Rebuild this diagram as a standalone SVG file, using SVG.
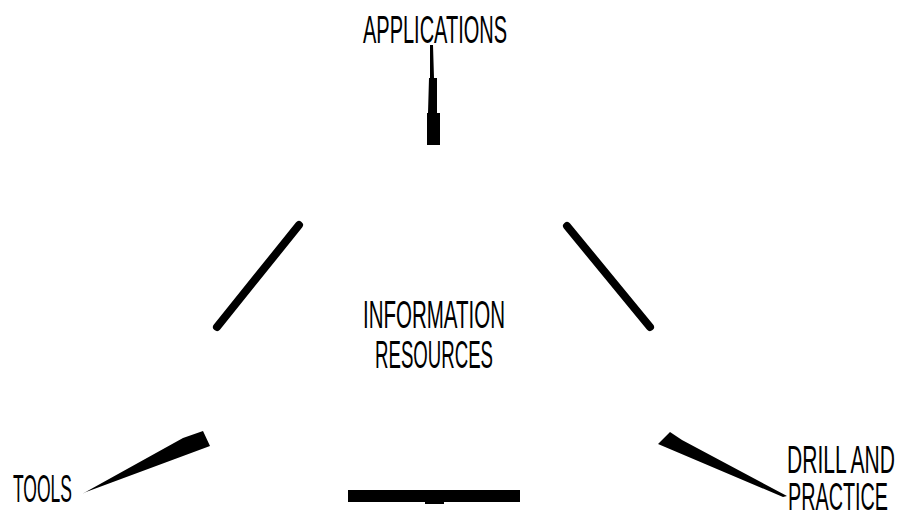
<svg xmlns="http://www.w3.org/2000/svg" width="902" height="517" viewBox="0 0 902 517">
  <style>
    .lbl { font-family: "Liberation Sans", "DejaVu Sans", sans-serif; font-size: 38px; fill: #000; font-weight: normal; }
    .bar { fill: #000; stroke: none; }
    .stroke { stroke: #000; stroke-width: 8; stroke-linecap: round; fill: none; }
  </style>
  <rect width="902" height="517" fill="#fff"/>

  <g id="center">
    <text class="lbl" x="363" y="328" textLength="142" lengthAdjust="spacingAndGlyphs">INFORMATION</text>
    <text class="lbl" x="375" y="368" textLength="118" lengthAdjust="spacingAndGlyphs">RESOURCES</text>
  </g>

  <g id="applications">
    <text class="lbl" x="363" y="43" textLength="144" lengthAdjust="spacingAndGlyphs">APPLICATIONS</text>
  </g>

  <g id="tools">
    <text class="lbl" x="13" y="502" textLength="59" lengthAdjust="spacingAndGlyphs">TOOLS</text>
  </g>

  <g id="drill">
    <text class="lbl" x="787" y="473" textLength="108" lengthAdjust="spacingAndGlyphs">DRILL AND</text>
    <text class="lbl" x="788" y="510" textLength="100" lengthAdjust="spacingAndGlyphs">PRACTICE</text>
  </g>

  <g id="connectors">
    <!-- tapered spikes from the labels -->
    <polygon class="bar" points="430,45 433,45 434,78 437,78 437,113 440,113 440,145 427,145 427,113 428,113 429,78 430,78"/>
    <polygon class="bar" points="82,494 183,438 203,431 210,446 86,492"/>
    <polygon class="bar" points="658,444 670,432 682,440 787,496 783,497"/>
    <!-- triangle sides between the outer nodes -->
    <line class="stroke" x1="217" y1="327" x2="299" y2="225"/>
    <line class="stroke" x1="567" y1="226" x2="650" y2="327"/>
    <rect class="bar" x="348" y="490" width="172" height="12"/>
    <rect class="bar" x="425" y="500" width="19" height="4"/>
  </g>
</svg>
☆ ☆ ☆ ☆ ☆ ☆ ☆
--- Task requirements ---
Retype the data above exactly; pictures are not part of the copy.

--- Task output ---
Rebuild this diagram as a standalone SVG file, using SVG.
<svg xmlns="http://www.w3.org/2000/svg" width="902" height="517" viewBox="0 0 902 517">
  <style>
    .lbl { font-family: "Liberation Sans", "DejaVu Sans", sans-serif; font-size: 38px; fill: #000; font-weight: normal; }
    .bar { fill: #000; stroke: none; }
    .stroke { stroke: #000; stroke-width: 8; stroke-linecap: round; fill: none; }
  </style>
  <rect width="902" height="517" fill="#fff"/>

  <g id="center">
    <text class="lbl" x="363" y="328" textLength="142" lengthAdjust="spacingAndGlyphs">INFORMATION</text>
    <text class="lbl" x="375" y="368" textLength="118" lengthAdjust="spacingAndGlyphs">RESOURCES</text>
  </g>

  <g id="applications">
    <text class="lbl" x="363" y="43" textLength="144" lengthAdjust="spacingAndGlyphs">APPLICATIONS</text>
  </g>

  <g id="tools">
    <text class="lbl" x="13" y="502" textLength="59" lengthAdjust="spacingAndGlyphs">TOOLS</text>
  </g>

  <g id="drill">
    <text class="lbl" x="787" y="473" textLength="108" lengthAdjust="spacingAndGlyphs">DRILL AND</text>
    <text class="lbl" x="788" y="510" textLength="100" lengthAdjust="spacingAndGlyphs">PRACTICE</text>
  </g>

  <g id="connectors">
    <!-- tapered spikes from the labels -->
    <polygon class="bar" points="430,45 433,45 434,78 437,78 437,113 440,113 440,145 427,145 427,113 428,113 429,78 430,78"/>
    <polygon class="bar" points="82,494 183,438 203,431 210,446 86,492"/>
    <polygon class="bar" points="658,444 670,432 682,440 787,496 783,497"/>
    <!-- triangle sides between the outer nodes -->
    <line class="stroke" x1="217" y1="327" x2="299" y2="225"/>
    <line class="stroke" x1="567" y1="226" x2="650" y2="327"/>
    <rect class="bar" x="348" y="490" width="172" height="12"/>
    <rect class="bar" x="425" y="500" width="19" height="4"/>
  </g>
</svg>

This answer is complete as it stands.